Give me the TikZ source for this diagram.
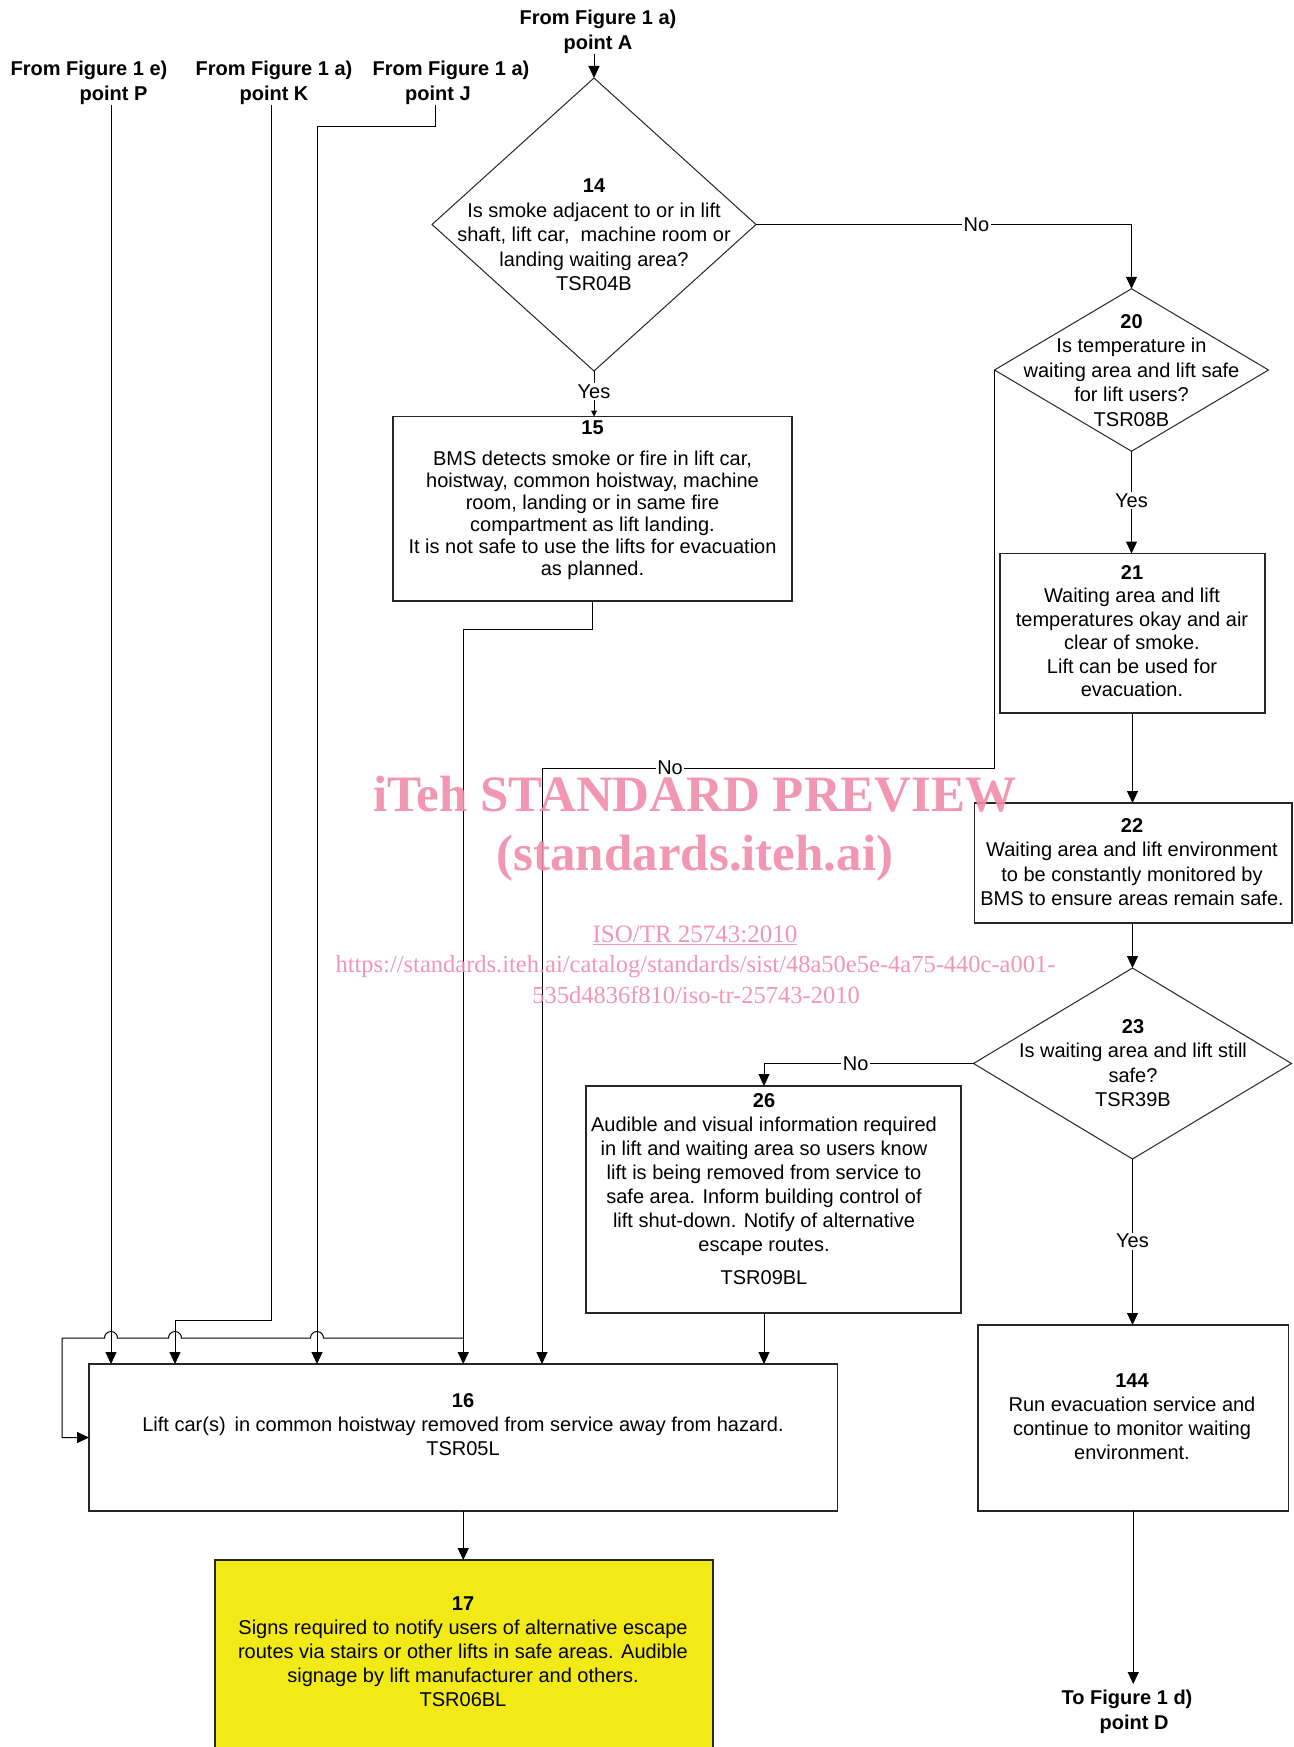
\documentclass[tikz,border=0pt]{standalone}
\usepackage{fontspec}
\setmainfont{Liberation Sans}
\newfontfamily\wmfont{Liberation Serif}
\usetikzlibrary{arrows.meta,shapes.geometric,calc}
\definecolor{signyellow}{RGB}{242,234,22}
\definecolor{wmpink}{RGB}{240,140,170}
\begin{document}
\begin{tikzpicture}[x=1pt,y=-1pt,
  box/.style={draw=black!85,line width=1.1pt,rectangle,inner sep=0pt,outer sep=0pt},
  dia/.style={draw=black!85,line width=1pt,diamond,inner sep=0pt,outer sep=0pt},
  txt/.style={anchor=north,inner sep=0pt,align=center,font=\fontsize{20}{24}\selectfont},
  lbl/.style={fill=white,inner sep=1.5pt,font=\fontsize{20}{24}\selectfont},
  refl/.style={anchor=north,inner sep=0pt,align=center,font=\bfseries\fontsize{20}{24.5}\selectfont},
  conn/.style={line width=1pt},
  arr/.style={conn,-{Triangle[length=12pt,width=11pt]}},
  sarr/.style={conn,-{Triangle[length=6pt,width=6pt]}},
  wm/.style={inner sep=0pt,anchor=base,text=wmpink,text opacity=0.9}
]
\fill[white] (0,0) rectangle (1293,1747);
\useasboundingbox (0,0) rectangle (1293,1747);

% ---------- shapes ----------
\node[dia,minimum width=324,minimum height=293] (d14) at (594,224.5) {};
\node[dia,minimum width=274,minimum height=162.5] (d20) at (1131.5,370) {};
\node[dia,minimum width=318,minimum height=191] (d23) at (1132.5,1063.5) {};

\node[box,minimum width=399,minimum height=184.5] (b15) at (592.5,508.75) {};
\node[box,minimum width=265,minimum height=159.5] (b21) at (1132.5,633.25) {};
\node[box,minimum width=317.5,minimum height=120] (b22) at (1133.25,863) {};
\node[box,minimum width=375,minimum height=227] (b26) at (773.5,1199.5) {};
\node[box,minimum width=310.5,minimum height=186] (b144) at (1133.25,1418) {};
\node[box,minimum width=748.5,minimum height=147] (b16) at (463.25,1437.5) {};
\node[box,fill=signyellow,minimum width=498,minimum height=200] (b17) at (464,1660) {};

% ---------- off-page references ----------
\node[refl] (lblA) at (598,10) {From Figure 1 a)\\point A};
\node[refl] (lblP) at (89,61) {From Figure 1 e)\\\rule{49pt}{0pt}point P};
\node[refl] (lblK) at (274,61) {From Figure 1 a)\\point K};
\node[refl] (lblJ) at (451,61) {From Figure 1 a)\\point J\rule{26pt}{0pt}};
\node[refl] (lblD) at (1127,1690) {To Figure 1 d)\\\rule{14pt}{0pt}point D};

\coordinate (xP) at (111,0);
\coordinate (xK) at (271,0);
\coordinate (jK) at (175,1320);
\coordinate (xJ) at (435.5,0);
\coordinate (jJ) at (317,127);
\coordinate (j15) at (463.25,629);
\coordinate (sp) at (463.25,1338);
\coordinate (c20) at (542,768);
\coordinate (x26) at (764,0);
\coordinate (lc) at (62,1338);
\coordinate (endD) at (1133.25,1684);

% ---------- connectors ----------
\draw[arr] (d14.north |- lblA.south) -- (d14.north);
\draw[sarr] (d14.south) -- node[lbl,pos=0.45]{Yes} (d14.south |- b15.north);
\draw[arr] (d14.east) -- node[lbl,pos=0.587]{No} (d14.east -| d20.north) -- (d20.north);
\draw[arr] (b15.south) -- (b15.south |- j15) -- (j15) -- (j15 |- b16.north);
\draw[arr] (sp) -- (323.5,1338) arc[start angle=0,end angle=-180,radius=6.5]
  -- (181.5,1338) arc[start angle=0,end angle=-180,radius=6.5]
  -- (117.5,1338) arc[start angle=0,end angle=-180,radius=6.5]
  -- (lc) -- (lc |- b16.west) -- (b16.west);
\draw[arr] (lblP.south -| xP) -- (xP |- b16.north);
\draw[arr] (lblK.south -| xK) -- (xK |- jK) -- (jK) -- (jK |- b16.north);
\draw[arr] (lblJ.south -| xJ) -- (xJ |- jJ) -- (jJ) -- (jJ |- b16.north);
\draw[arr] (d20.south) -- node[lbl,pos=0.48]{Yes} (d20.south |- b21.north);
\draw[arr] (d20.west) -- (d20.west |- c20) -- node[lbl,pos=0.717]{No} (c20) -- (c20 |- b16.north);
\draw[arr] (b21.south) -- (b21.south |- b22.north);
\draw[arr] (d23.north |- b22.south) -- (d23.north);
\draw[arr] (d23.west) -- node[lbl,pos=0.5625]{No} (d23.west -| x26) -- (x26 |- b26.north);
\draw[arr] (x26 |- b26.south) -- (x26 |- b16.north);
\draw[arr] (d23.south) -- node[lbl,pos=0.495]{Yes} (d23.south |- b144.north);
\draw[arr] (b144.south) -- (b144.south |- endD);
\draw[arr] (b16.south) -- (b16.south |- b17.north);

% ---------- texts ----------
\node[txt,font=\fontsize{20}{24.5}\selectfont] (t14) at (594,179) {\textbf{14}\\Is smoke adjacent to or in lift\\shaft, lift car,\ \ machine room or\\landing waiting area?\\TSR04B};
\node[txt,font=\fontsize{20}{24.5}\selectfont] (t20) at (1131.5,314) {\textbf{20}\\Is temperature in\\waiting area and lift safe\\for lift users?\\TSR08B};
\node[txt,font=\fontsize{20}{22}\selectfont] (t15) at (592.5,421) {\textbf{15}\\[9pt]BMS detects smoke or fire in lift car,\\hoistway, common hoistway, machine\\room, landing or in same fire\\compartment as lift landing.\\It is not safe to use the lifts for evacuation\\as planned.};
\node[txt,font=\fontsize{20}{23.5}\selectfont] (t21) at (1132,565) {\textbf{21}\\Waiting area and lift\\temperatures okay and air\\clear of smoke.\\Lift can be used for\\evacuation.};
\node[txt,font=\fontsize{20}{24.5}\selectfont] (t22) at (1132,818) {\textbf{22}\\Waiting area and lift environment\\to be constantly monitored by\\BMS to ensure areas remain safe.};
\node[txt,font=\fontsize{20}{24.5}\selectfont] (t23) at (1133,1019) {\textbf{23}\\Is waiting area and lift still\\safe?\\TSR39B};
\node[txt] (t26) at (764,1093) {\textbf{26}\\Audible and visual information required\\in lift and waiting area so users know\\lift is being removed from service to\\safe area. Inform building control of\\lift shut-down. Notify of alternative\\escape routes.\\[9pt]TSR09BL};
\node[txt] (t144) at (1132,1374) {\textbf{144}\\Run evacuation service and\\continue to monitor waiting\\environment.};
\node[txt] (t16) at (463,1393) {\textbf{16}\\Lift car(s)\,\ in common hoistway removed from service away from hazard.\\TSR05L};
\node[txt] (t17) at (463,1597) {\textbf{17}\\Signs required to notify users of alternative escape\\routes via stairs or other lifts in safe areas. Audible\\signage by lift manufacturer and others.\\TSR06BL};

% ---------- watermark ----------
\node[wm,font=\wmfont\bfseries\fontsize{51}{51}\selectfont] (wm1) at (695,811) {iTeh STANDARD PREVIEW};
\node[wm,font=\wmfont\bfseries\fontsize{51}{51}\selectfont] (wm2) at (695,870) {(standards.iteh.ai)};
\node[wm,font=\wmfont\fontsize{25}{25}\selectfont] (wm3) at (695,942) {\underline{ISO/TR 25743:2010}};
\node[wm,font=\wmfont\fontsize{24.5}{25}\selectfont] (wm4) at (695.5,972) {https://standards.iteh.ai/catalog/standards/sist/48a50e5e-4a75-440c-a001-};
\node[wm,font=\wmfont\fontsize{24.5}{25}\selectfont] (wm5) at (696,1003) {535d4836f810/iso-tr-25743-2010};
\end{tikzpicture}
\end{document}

### WORK REQUIRED
Make an exact copy of the data above, pictures excluded.

### REPLY TO THE TASK
Give me the TikZ source for this diagram.
\documentclass[tikz,border=0pt]{standalone}
\usepackage{fontspec}
\setmainfont{Liberation Sans}
\newfontfamily\wmfont{Liberation Serif}
\usetikzlibrary{arrows.meta,shapes.geometric,calc}
\definecolor{signyellow}{RGB}{242,234,22}
\definecolor{wmpink}{RGB}{240,140,170}
\begin{document}
\begin{tikzpicture}[x=1pt,y=-1pt,
  box/.style={draw=black!85,line width=1.1pt,rectangle,inner sep=0pt,outer sep=0pt},
  dia/.style={draw=black!85,line width=1pt,diamond,inner sep=0pt,outer sep=0pt},
  txt/.style={anchor=north,inner sep=0pt,align=center,font=\fontsize{20}{24}\selectfont},
  lbl/.style={fill=white,inner sep=1.5pt,font=\fontsize{20}{24}\selectfont},
  refl/.style={anchor=north,inner sep=0pt,align=center,font=\bfseries\fontsize{20}{24.5}\selectfont},
  conn/.style={line width=1pt},
  arr/.style={conn,-{Triangle[length=12pt,width=11pt]}},
  sarr/.style={conn,-{Triangle[length=6pt,width=6pt]}},
  wm/.style={inner sep=0pt,anchor=base,text=wmpink,text opacity=0.9}
]
\fill[white] (0,0) rectangle (1293,1747);
\useasboundingbox (0,0) rectangle (1293,1747);

% ---------- shapes ----------
\node[dia,minimum width=324,minimum height=293] (d14) at (594,224.5) {};
\node[dia,minimum width=274,minimum height=162.5] (d20) at (1131.5,370) {};
\node[dia,minimum width=318,minimum height=191] (d23) at (1132.5,1063.5) {};

\node[box,minimum width=399,minimum height=184.5] (b15) at (592.5,508.75) {};
\node[box,minimum width=265,minimum height=159.5] (b21) at (1132.5,633.25) {};
\node[box,minimum width=317.5,minimum height=120] (b22) at (1133.25,863) {};
\node[box,minimum width=375,minimum height=227] (b26) at (773.5,1199.5) {};
\node[box,minimum width=310.5,minimum height=186] (b144) at (1133.25,1418) {};
\node[box,minimum width=748.5,minimum height=147] (b16) at (463.25,1437.5) {};
\node[box,fill=signyellow,minimum width=498,minimum height=200] (b17) at (464,1660) {};

% ---------- off-page references ----------
\node[refl] (lblA) at (598,10) {From Figure 1 a)\\point A};
\node[refl] (lblP) at (89,61) {From Figure 1 e)\\\rule{49pt}{0pt}point P};
\node[refl] (lblK) at (274,61) {From Figure 1 a)\\point K};
\node[refl] (lblJ) at (451,61) {From Figure 1 a)\\point J\rule{26pt}{0pt}};
\node[refl] (lblD) at (1127,1690) {To Figure 1 d)\\\rule{14pt}{0pt}point D};

\coordinate (xP) at (111,0);
\coordinate (xK) at (271,0);
\coordinate (jK) at (175,1320);
\coordinate (xJ) at (435.5,0);
\coordinate (jJ) at (317,127);
\coordinate (j15) at (463.25,629);
\coordinate (sp) at (463.25,1338);
\coordinate (c20) at (542,768);
\coordinate (x26) at (764,0);
\coordinate (lc) at (62,1338);
\coordinate (endD) at (1133.25,1684);

% ---------- connectors ----------
\draw[arr] (d14.north |- lblA.south) -- (d14.north);
\draw[sarr] (d14.south) -- node[lbl,pos=0.45]{Yes} (d14.south |- b15.north);
\draw[arr] (d14.east) -- node[lbl,pos=0.587]{No} (d14.east -| d20.north) -- (d20.north);
\draw[arr] (b15.south) -- (b15.south |- j15) -- (j15) -- (j15 |- b16.north);
\draw[arr] (sp) -- (323.5,1338) arc[start angle=0,end angle=-180,radius=6.5]
  -- (181.5,1338) arc[start angle=0,end angle=-180,radius=6.5]
  -- (117.5,1338) arc[start angle=0,end angle=-180,radius=6.5]
  -- (lc) -- (lc |- b16.west) -- (b16.west);
\draw[arr] (lblP.south -| xP) -- (xP |- b16.north);
\draw[arr] (lblK.south -| xK) -- (xK |- jK) -- (jK) -- (jK |- b16.north);
\draw[arr] (lblJ.south -| xJ) -- (xJ |- jJ) -- (jJ) -- (jJ |- b16.north);
\draw[arr] (d20.south) -- node[lbl,pos=0.48]{Yes} (d20.south |- b21.north);
\draw[arr] (d20.west) -- (d20.west |- c20) -- node[lbl,pos=0.717]{No} (c20) -- (c20 |- b16.north);
\draw[arr] (b21.south) -- (b21.south |- b22.north);
\draw[arr] (d23.north |- b22.south) -- (d23.north);
\draw[arr] (d23.west) -- node[lbl,pos=0.5625]{No} (d23.west -| x26) -- (x26 |- b26.north);
\draw[arr] (x26 |- b26.south) -- (x26 |- b16.north);
\draw[arr] (d23.south) -- node[lbl,pos=0.495]{Yes} (d23.south |- b144.north);
\draw[arr] (b144.south) -- (b144.south |- endD);
\draw[arr] (b16.south) -- (b16.south |- b17.north);

% ---------- texts ----------
\node[txt,font=\fontsize{20}{24.5}\selectfont] (t14) at (594,179) {\textbf{14}\\Is smoke adjacent to or in lift\\shaft, lift car,\ \ machine room or\\landing waiting area?\\TSR04B};
\node[txt,font=\fontsize{20}{24.5}\selectfont] (t20) at (1131.5,314) {\textbf{20}\\Is temperature in\\waiting area and lift safe\\for lift users?\\TSR08B};
\node[txt,font=\fontsize{20}{22}\selectfont] (t15) at (592.5,421) {\textbf{15}\\[9pt]BMS detects smoke or fire in lift car,\\hoistway, common hoistway, machine\\room, landing or in same fire\\compartment as lift landing.\\It is not safe to use the lifts for evacuation\\as planned.};
\node[txt,font=\fontsize{20}{23.5}\selectfont] (t21) at (1132,565) {\textbf{21}\\Waiting area and lift\\temperatures okay and air\\clear of smoke.\\Lift can be used for\\evacuation.};
\node[txt,font=\fontsize{20}{24.5}\selectfont] (t22) at (1132,818) {\textbf{22}\\Waiting area and lift environment\\to be constantly monitored by\\BMS to ensure areas remain safe.};
\node[txt,font=\fontsize{20}{24.5}\selectfont] (t23) at (1133,1019) {\textbf{23}\\Is waiting area and lift still\\safe?\\TSR39B};
\node[txt] (t26) at (764,1093) {\textbf{26}\\Audible and visual information required\\in lift and waiting area so users know\\lift is being removed from service to\\safe area. Inform building control of\\lift shut-down. Notify of alternative\\escape routes.\\[9pt]TSR09BL};
\node[txt] (t144) at (1132,1374) {\textbf{144}\\Run evacuation service and\\continue to monitor waiting\\environment.};
\node[txt] (t16) at (463,1393) {\textbf{16}\\Lift car(s)\,\ in common hoistway removed from service away from hazard.\\TSR05L};
\node[txt] (t17) at (463,1597) {\textbf{17}\\Signs required to notify users of alternative escape\\routes via stairs or other lifts in safe areas. Audible\\signage by lift manufacturer and others.\\TSR06BL};

% ---------- watermark ----------
\node[wm,font=\wmfont\bfseries\fontsize{51}{51}\selectfont] (wm1) at (695,811) {iTeh STANDARD PREVIEW};
\node[wm,font=\wmfont\bfseries\fontsize{51}{51}\selectfont] (wm2) at (695,870) {(standards.iteh.ai)};
\node[wm,font=\wmfont\fontsize{25}{25}\selectfont] (wm3) at (695,942) {\underline{ISO/TR 25743:2010}};
\node[wm,font=\wmfont\fontsize{24.5}{25}\selectfont] (wm4) at (695.5,972) {https://standards.iteh.ai/catalog/standards/sist/48a50e5e-4a75-440c-a001-};
\node[wm,font=\wmfont\fontsize{24.5}{25}\selectfont] (wm5) at (696,1003) {535d4836f810/iso-tr-25743-2010};
\end{tikzpicture}
\end{document}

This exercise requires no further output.